==== DATASET RECORDS ====

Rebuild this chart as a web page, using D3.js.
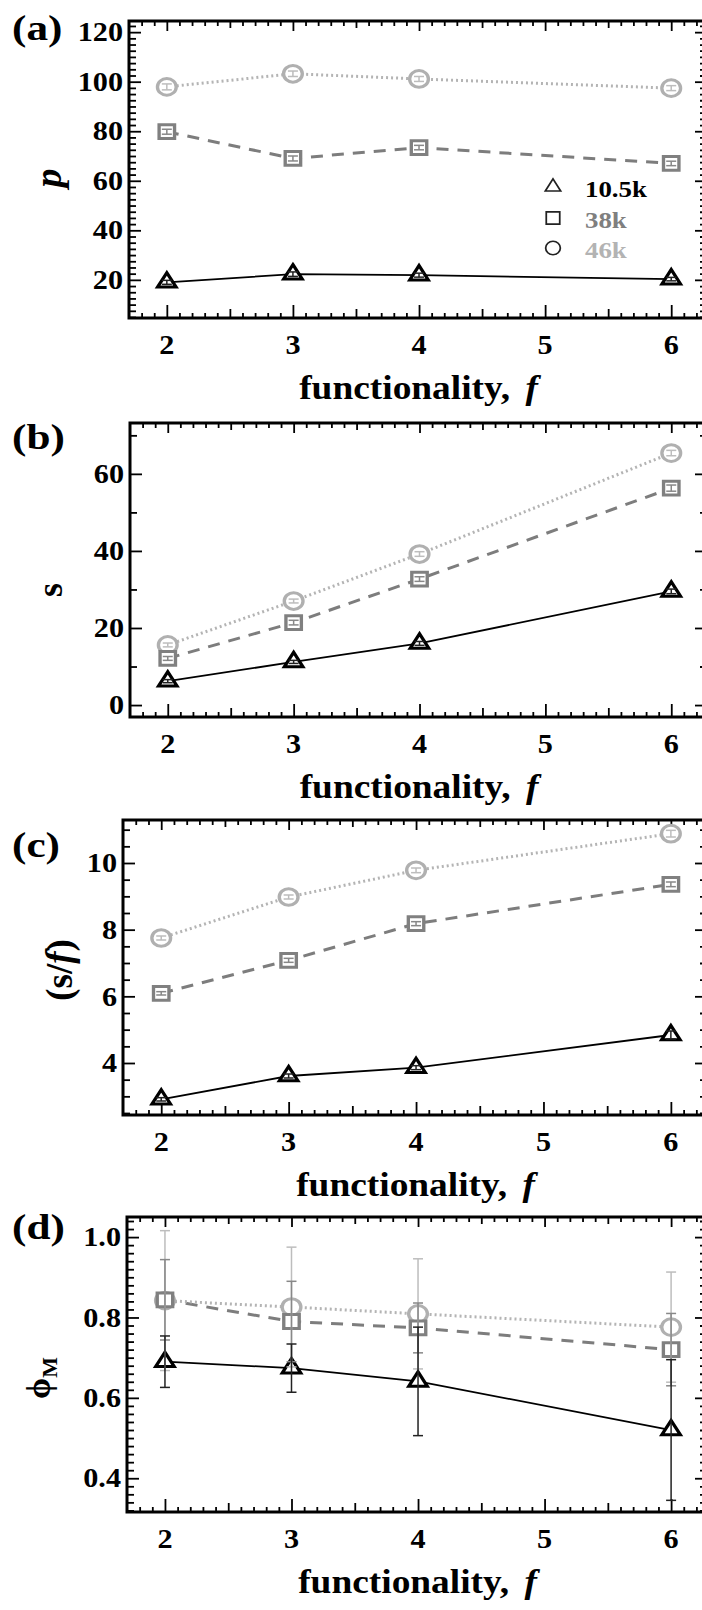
<!DOCTYPE html>
<html>
<head>
<meta charset="utf-8">
<script src="https://cdn.jsdelivr.net/npm/d3@7"></script>
<style>
  body { margin: 0; background: #fff; }
  text { font-family: "Liberation Serif", "Times New Roman", serif; font-weight: bold; }
</style>
</head>
<body>
<script>
// x values and legend
const functionality = [2, 3, 4, 6];
const seriesNames = ["10.5k", "38k", "46k"];
const xTicks = [2, 3, 4, 5, 6];

// (a) p
const p105 = [19.0, 22.3, 21.9, 20.3];
const p38 = [79.8, 69.0, 73.4, 67.0];
const p46 = [97.9, 103.2, 101.1, 97.4];
const pErr105 = [0.8, 0.9, 0.8, 0.7];
const pErr38 = [1.0, 1.0, 0.9, 0.9];
const pErr46 = [1.2, 1.1, 1.0, 1.0];
const pTicks = [20, 40, 60, 80, 100, 120];

// (b) s
const s105 = [6.2, 11.2, 16.0, 29.5];
const s38 = [12.1, 21.4, 32.7, 56.3];
const s46 = [15.6, 27.0, 39.2, 65.4];
const sErr105 = [0.4, 0.4, 0.5, 0.6];
const sErr38 = [0.5, 0.6, 0.6, 0.8];
const sErr46 = [0.5, 0.5, 0.6, 0.7];
const sTicks = [0, 20, 40, 60];

// (c) s/f
const sf105 = [2.91, 3.61, 3.86, 4.84];
const sf38 = [6.09, 7.08, 8.18, 9.36];
const sf46 = [7.75, 8.98, 9.78, 10.88];
const sfErr105 = [0.05, 0.06, 0.06, 0.12];
const sfErr38 = [0.05, 0.06, 0.06, 0.07];
const sfErr46 = [0.06, 0.06, 0.07, 0.1];
const sfTicks = [4, 6, 8, 10];

// (d) phi_M
const phi105 = [0.690, 0.674, 0.641, 0.520];
const phi38 = [0.844, 0.790, 0.774, 0.720];
const phi46 = [0.842, 0.826, 0.809, 0.776];
const phiErr105 = [0.064, 0.060, 0.135, 0.175];
const phiErr38 = [0.100, 0.100, 0.062, 0.090];
const phiErr46 = [0.174, 0.149, 0.137, 0.137];
const phiTicks = [0.4, 0.6, 0.8, 1.0];

const W = 702, H = 1610, RIGHT = 704;

const svg = d3.select("body").append("svg")
    .attr("width", W)
    .attr("height", H);

const colors = ["#000", "#7d7d7d", "#b4b4b4"];
const dashes = [null, "12,9", "2,3"];
const lineW = [1.8, 3, 3];
const shapes = [d3.symbolTriangle, d3.symbolSquare, d3.symbolCircle];
const symSizes = [118, 190, 220];

const panels = [
  {tag: "(a)", left: 129, top: 21, bottom: 318, ydom: [4.6, 124.5], ticks: pTicks, minor: 2.5,
   fmt: d3.format("d"), vals: [p105, p38, p46], errs: [pErr105, pErr38, pErr46], tagY: 40},
  {tag: "(b)", left: 130, top: 423, bottom: 717, ydom: [-3.1, 73.2], ticks: sTicks, minor: 10,
   fmt: d3.format("d"), vals: [s105, s38, s46], errs: [sErr105, sErr38, sErr46], tagY: 449},
  {tag: "(c)", left: 123, top: 820, bottom: 1115, ydom: [2.44, 11.29], ticks: sfTicks, minor: 0.5,
   fmt: d3.format("d"), vals: [sf105, sf38, sf46], errs: [sfErr105, sfErr38, sfErr46], tagY: 857},
  {tag: "(d)", left: 127, top: 1217, bottom: 1512, ydom: [0.316, 1.05], ticks: phiTicks, minor: 0.02,
   fmt: d3.format(".1f"), vals: [phi105, phi38, phi46], errs: [phiErr105, phiErr38, phiErr46], tagY: 1239}
];

function stepValues(dom, step, majors) {
  const a = Math.ceil(dom[0] / step - 1e-6), b = Math.floor(dom[1] / step + 1e-6);
  return d3.range(a, b + 1).map(k => +(k * step).toFixed(4))
    .filter(v => !majors.some(m => Math.abs(m - v) < step / 10));
}

function tickAxis(g, axis, t) {
  g.attr("transform", t).call(axis).call(s => s.select(".domain").remove());
  g.selectAll("line").attr("stroke", "#000").attr("stroke-width", 1.8);
}

function drawPanel(P, pi) {
  const x = d3.scaleLinear().domain([1.7, 6.26]).range([P.left, RIGHT]);
  const y = d3.scaleLinear().domain(P.ydom).range([P.bottom, P.top]);
  const g = svg.append("g");

  const xMinor = d3.range(18, 63).map(k => k / 10).filter(v => Math.abs(v * 2 - Math.round(v * 2)) > 0.01);
  const xMid = [2.5, 3.5, 4.5, 5.5];
  const yMinor = stepValues(P.ydom, P.minor, P.ticks);

  // bottom ticks
  tickAxis(g.append("g"), d3.axisBottom(x).tickValues(xTicks).tickSize(-13).tickFormat(""), `translate(0,${P.bottom})`);
  tickAxis(g.append("g"), d3.axisBottom(x).tickValues(xMid).tickSize(-9).tickFormat(""), `translate(0,${P.bottom})`);
  tickAxis(g.append("g"), d3.axisBottom(x).tickValues(xMinor).tickSize(-5).tickFormat(""), `translate(0,${P.bottom})`);
  // top ticks
  tickAxis(g.append("g"), d3.axisTop(x).tickValues(xTicks).tickSize(-10).tickFormat(""), `translate(0,${P.top})`);
  tickAxis(g.append("g"), d3.axisTop(x).tickValues(xMid).tickSize(-7).tickFormat(""), `translate(0,${P.top})`);
  tickAxis(g.append("g"), d3.axisTop(x).tickValues(xMinor).tickSize(-5).tickFormat(""), `translate(0,${P.top})`);
  // left ticks
  tickAxis(g.append("g"), d3.axisLeft(y).tickValues(P.ticks).tickSize(-12).tickFormat(""), `translate(${P.left},0)`);
  tickAxis(g.append("g"), d3.axisLeft(y).tickValues(yMinor).tickSize(-7).tickFormat(""), `translate(${P.left},0)`);
  // right ticks
  tickAxis(g.append("g"), d3.axisRight(y).tickValues(P.ticks).tickSize(-9).tickFormat(""), `translate(${RIGHT},0)`);
  tickAxis(g.append("g"), d3.axisRight(y).tickValues(yMinor).tickSize(-4).tickFormat(""), `translate(${RIGHT},0)`);

  // frame
  g.append("rect")
    .attr("x", P.left).attr("y", P.top)
    .attr("width", RIGHT - P.left).attr("height", P.bottom - P.top)
    .attr("fill", "none").attr("stroke", "#000").attr("stroke-width", 3);

  // tick labels
  g.selectAll(".xl").data(xTicks).join("text")
    .attr("transform", d => `translate(${x(d)},${P.bottom + 36}) scale(1.12,1)`)
    .attr("text-anchor", "middle").attr("font-size", 27)
    .text(d => d);
  g.selectAll(".yl").data(P.ticks).join("text")
    .attr("transform", d => `translate(${P.left - 6},${y(d)}) scale(1.12,1)`)
    .attr("dy", "0.34em")
    .attr("text-anchor", "end").attr("font-size", 27)
    .text(d => P.fmt(d));

  // x title
  const xt = g.append("text")
    .attr("transform", `translate(${(P.left + RIGHT) / 2 + 2},${P.bottom + 81}) scale(1.1,1)`)
    .attr("text-anchor", "middle").attr("font-size", 34);
  xt.append("tspan").text("functionality,");
  xt.append("tspan").attr("dx", 14).attr("font-style", "italic").text("f");

  // panel tag
  g.append("text")
    .attr("transform", `translate(12,${P.tagY}) scale(1.2,1)`)
    .attr("font-size", 36).text(P.tag);

  // lines
  P.vals.forEach((vals, si) => {
    const pts = functionality.map((f, i) => [f, vals[i]]);
    g.append("path")
      .datum(pts)
      .attr("fill", "none")
      .attr("stroke", colors[si])
      .attr("stroke-width", lineW[si])
      .attr("stroke-dasharray", dashes[si])
      .attr("d", d3.line().x(d => x(d[0])).y(d => y(d[1])));
  });

  // markers
  [2, 1, 0].forEach(si => {
    const vals = P.vals[si];
    g.selectAll(null).data(functionality.map((f, i) => [f, vals[i]])).join("path")
      .attr("transform", d => `translate(${x(d[0])},${y(d[1])}) scale(1.12,1)`)
      .attr("d", d3.symbol(shapes[si], symSizes[si]))
      .attr("fill", "#fff")
      .attr("stroke", si === 0 ? "#000" : (si === 1 ? "#808080" : "#b0b0b0"))
      .attr("stroke-width", 3);
  });

  // error bars
  [2, 1, 0].forEach(si => {
    const vals = P.vals[si], errs = P.errs[si];
    const col = si === 0 ? "#222" : (si === 1 ? "#888" : "#bdbdbd");
    const eg = g.append("g").attr("stroke", col).attr("stroke-width", 1.5);
    functionality.forEach((f, i) => {
      const cx = x(f), y0 = y(vals[i] - errs[i]), y1 = y(vals[i] + errs[i]);
      eg.append("line").attr("x1", cx).attr("x2", cx).attr("y1", y0).attr("y2", y1);
      eg.append("line").attr("x1", cx - 5).attr("x2", cx + 5).attr("y1", y0).attr("y2", y0);
      eg.append("line").attr("x1", cx - 5).attr("x2", cx + 5).attr("y1", y1).attr("y2", y1);
    });
  });
}

panels.forEach(drawPanel);

// y-axis titles
svg.append("text").attr("transform", "translate(61,178) rotate(-90)")
  .attr("text-anchor", "middle").attr("font-size", 38).attr("font-style", "italic").text("p");
svg.append("text").attr("transform", "translate(62,590) rotate(-90)")
  .attr("text-anchor", "middle").attr("font-size", 36).text("s");
const sfT = svg.append("text").attr("transform", "translate(72,970) rotate(-90)")
  .attr("text-anchor", "middle").attr("font-size", 37);
sfT.append("tspan").text("(s/");
sfT.append("tspan").attr("font-style", "italic").text("f");
sfT.append("tspan").text(")");
const phT = svg.append("text").attr("transform", "translate(50,1378) rotate(-90)")
  .attr("text-anchor", "middle").attr("font-size", 34);
phT.append("tspan").text("ϕ");
phT.append("tspan").attr("font-size", 22).attr("dy", 7).text("M");

// legend in panel (a)
const legY = [187, 218, 248];
const legText = ["#000", "#7f7f7f", "#b3b3b3"];
const leg = svg.append("g");
seriesNames.forEach((name, si) => {
  leg.append("path")
    .attr("transform", `translate(553,${legY[si]}) scale(1.1,1)`)
    .attr("d", d3.symbol(shapes[si], [85, 150, 140][si]))
    .attr("fill", "none").attr("stroke", "#222").attr("stroke-width", 1.6);
  leg.append("text")
    .attr("transform", `translate(585,${legY[si] + 10}) scale(1.12,1)`)
    .attr("font-size", 24).attr("fill", legText[si]).text(name);
});
</script>
</body>
</html>
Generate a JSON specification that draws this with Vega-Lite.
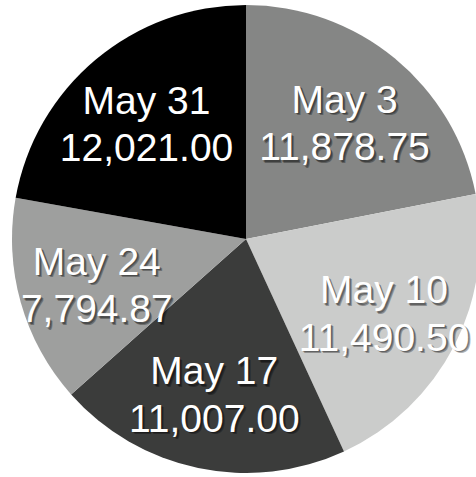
{
  "$schema": "https://vega.github.io/schema/vega-lite/v6.json",
  "width": 468,
  "height": 468,
  "autosize": {"type": "none"},
  "padding": {"left": 12, "top": 5, "right": 0, "bottom": 0},
  "background": "white",
  "config": {"view": {"stroke": null}},
  "data": {
    "values": [
      {"date": "May 3", "week": 1, "value": 11878.75},
      {"date": "May 10", "week": 2, "value": 11490.50},
      {"date": "May 17", "week": 3, "value": 11007.00},
      {"date": "May 24", "week": 4, "value": 7794.87},
      {"date": "May 31", "week": 5, "value": 12021.00}
    ]
  },
  "encoding": {
    "theta": {"field": "value", "type": "quantitative", "stack": true},
    "order": {"field": "week", "type": "quantitative", "sort": "ascending"}
  },
  "layer": [
    {
      "mark": {"type": "arc"},
      "encoding": {
        "color": {
          "field": "date",
          "type": "nominal",
          "scale": {
            "domain": ["May 3", "May 10", "May 17", "May 24", "May 31"],
            "range": ["#858685", "#cbcccb", "#3b3c3b", "#9e9f9e", "#000000"]
          },
          "legend": null
        }
      }
    },
    {
      "mark": {"type": "text", "radius": 155, "dx": 2.5, "dy": -16, "fontSize": 39, "font": "Liberation Sans", "fill": "#000000", "opacity": 0.3, "baseline": "middle", "align": "center"},
      "encoding": {"text": {"field": "date", "type": "nominal"}}
    },
    {
      "mark": {"type": "text", "radius": 155, "dx": 2.5, "dy": 31.5, "fontSize": 39, "font": "Liberation Sans", "fill": "#000000", "opacity": 0.3, "baseline": "middle", "align": "center"},
      "encoding": {"text": {"field": "value", "type": "quantitative", "format": ",.2f"}}
    },
    {
      "mark": {"type": "text", "radius": 155, "dx": 1.5, "dy": -17, "fontSize": 39, "font": "Liberation Sans", "fill": "#000000", "opacity": 0.3, "baseline": "middle", "align": "center"},
      "encoding": {"text": {"field": "date", "type": "nominal"}}
    },
    {
      "mark": {"type": "text", "radius": 155, "dx": 1.5, "dy": 30.5, "fontSize": 39, "font": "Liberation Sans", "fill": "#000000", "opacity": 0.3, "baseline": "middle", "align": "center"},
      "encoding": {"text": {"field": "value", "type": "quantitative", "format": ",.2f"}}
    },
    {
      "mark": {"type": "text", "radius": 155, "dy": -18.5, "fontSize": 39, "font": "Liberation Sans", "fill": "#ffffff", "baseline": "middle", "align": "center"},
      "encoding": {"text": {"field": "date", "type": "nominal"}}
    },
    {
      "mark": {"type": "text", "radius": 155, "dy": 29, "fontSize": 39, "font": "Liberation Sans", "fill": "#ffffff", "baseline": "middle", "align": "center"},
      "encoding": {"text": {"field": "value", "type": "quantitative", "format": ",.2f"}}
    }
  ]
}
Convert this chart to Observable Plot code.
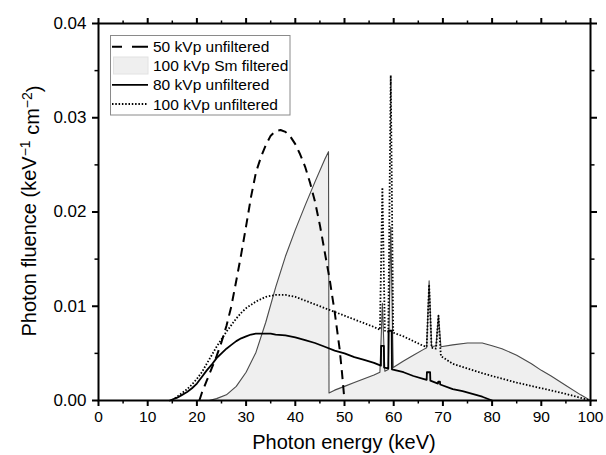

====

State how many lines include the string "chart", and nothing more.

2